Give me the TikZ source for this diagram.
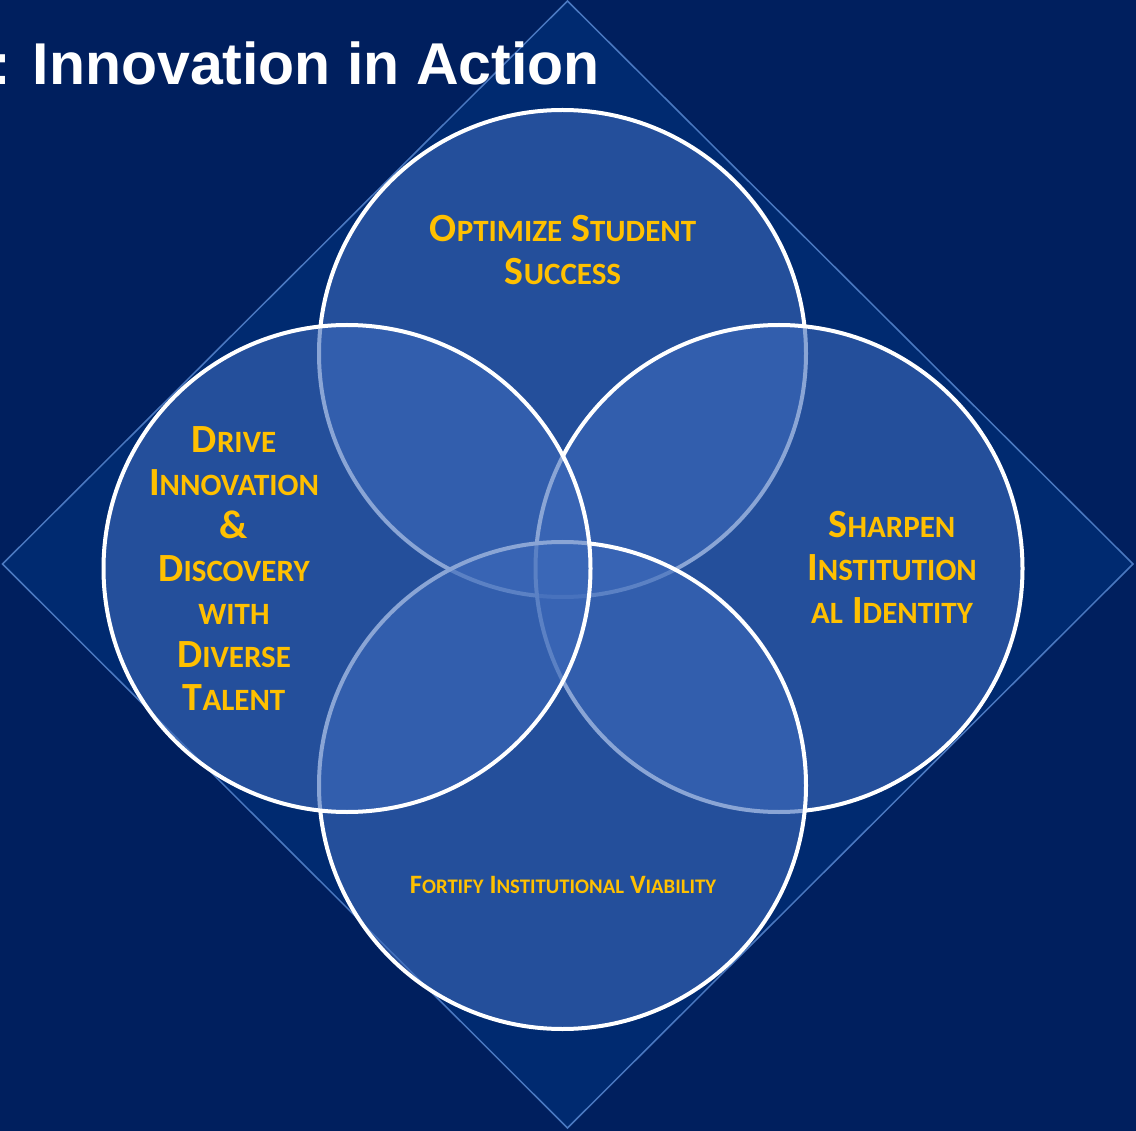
\documentclass[tikz,border=0pt]{standalone}
\usepackage{fontspec}
\setmainfont{Carlito}
\newfontfamily\titlefont{Liberation Sans}
\definecolor{bgblue}{HTML}{001F5E}
\definecolor{diafill}{HTML}{002A70}
\definecolor{dialine}{HTML}{4A78C0}
\definecolor{circfill}{HTML}{3C69B9}
\definecolor{gold}{HTML}{FFC000}
\newcommand{\bigsc}[2]{{\fontsize{40}{43}\selectfont #1}{\fontsize{31}{43}\selectfont #2}}
\newcommand{\smsc}[2]{{\fontsize{26.5}{28}\selectfont #1}{\fontsize{20.7}{28}\selectfont #2}}
\tikzset{
  venn/.style={circle, draw=white, line width=4pt, fill=circfill, fill opacity=0.6, draw opacity=1, minimum size=487pt, inner sep=0pt},
  biglabel/.style={text=gold, font=\bfseries\fontsize{40}{43}\selectfont, align=center, inner sep=0pt, anchor=base},
  smalllabel/.style={text=gold, font=\bfseries\fontsize{26.5}{28}\selectfont, align=center, inner sep=0pt, anchor=base},
}
\begin{document}
\begin{tikzpicture}[x=1pt,y=-1pt]
\useasboundingbox (0,0) rectangle (1136,1131);
\clip (0,0) rectangle (1136,1131);
\fill[bgblue] (0,0) rectangle (1136,1131);
\draw[fill=diafill, draw=dialine, line width=1.5pt] (567.5,1) -- (1133,564) -- (567.5,1128) -- (2.5,564) -- cycle;
\node[anchor=base west, inner sep=0pt, text=white, font=\titlefont\bfseries\fontsize{59}{62}\selectfont] (title) at (-9,85) {: Innovation in Action};
\node[venn] (ctop) at (562.5,353.5) {};
\node[venn] (cright) at (779,568.5) {};
\node[venn] (cbottom) at (562.5,785.5) {};
\node[venn] (cleft) at (347,568.5) {};
\node[biglabel] (ltop) at (563,285) {\bigsc{O}{PTIMIZE} \bigsc{S}{TUDENT}\\\bigsc{S}{UCCESS}};
\node[biglabel] (lleft) at (234,710) {\bigsc{D}{RIVE}\\\bigsc{I}{NNOVATION}\\\bigsc{\&}{}\\\bigsc{D}{ISCOVERY}\\\bigsc{}{WITH}\\\bigsc{D}{IVERSE}\\\bigsc{T}{ALENT}};
\node[biglabel] (lright) at (892,623) {\bigsc{S}{HARPEN}\\\bigsc{I}{NSTITUTION}\\\bigsc{}{AL} \bigsc{I}{DENTITY}};
\node[smalllabel] (lbottom) at (563,893) {\smsc{F}{ORTIFY} \smsc{I}{NSTITUTIONAL} \smsc{V}{IABILITY}};
\end{tikzpicture}
\end{document}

---*---

Return the listing above unchanged, apart from dropping its pictures.

> _Exercise answer_:
Give me the TikZ source for this diagram.
\documentclass[tikz,border=0pt]{standalone}
\usepackage{fontspec}
\setmainfont{Carlito}
\newfontfamily\titlefont{Liberation Sans}
\definecolor{bgblue}{HTML}{001F5E}
\definecolor{diafill}{HTML}{002A70}
\definecolor{dialine}{HTML}{4A78C0}
\definecolor{circfill}{HTML}{3C69B9}
\definecolor{gold}{HTML}{FFC000}
\newcommand{\bigsc}[2]{{\fontsize{40}{43}\selectfont #1}{\fontsize{31}{43}\selectfont #2}}
\newcommand{\smsc}[2]{{\fontsize{26.5}{28}\selectfont #1}{\fontsize{20.7}{28}\selectfont #2}}
\tikzset{
  venn/.style={circle, draw=white, line width=4pt, fill=circfill, fill opacity=0.6, draw opacity=1, minimum size=487pt, inner sep=0pt},
  biglabel/.style={text=gold, font=\bfseries\fontsize{40}{43}\selectfont, align=center, inner sep=0pt, anchor=base},
  smalllabel/.style={text=gold, font=\bfseries\fontsize{26.5}{28}\selectfont, align=center, inner sep=0pt, anchor=base},
}
\begin{document}
\begin{tikzpicture}[x=1pt,y=-1pt]
\useasboundingbox (0,0) rectangle (1136,1131);
\clip (0,0) rectangle (1136,1131);
\fill[bgblue] (0,0) rectangle (1136,1131);
\draw[fill=diafill, draw=dialine, line width=1.5pt] (567.5,1) -- (1133,564) -- (567.5,1128) -- (2.5,564) -- cycle;
\node[anchor=base west, inner sep=0pt, text=white, font=\titlefont\bfseries\fontsize{59}{62}\selectfont] (title) at (-9,85) {: Innovation in Action};
\node[venn] (ctop) at (562.5,353.5) {};
\node[venn] (cright) at (779,568.5) {};
\node[venn] (cbottom) at (562.5,785.5) {};
\node[venn] (cleft) at (347,568.5) {};
\node[biglabel] (ltop) at (563,285) {\bigsc{O}{PTIMIZE} \bigsc{S}{TUDENT}\\\bigsc{S}{UCCESS}};
\node[biglabel] (lleft) at (234,710) {\bigsc{D}{RIVE}\\\bigsc{I}{NNOVATION}\\\bigsc{\&}{}\\\bigsc{D}{ISCOVERY}\\\bigsc{}{WITH}\\\bigsc{D}{IVERSE}\\\bigsc{T}{ALENT}};
\node[biglabel] (lright) at (892,623) {\bigsc{S}{HARPEN}\\\bigsc{I}{NSTITUTION}\\\bigsc{}{AL} \bigsc{I}{DENTITY}};
\node[smalllabel] (lbottom) at (563,893) {\smsc{F}{ORTIFY} \smsc{I}{NSTITUTIONAL} \smsc{V}{IABILITY}};
\end{tikzpicture}
\end{document}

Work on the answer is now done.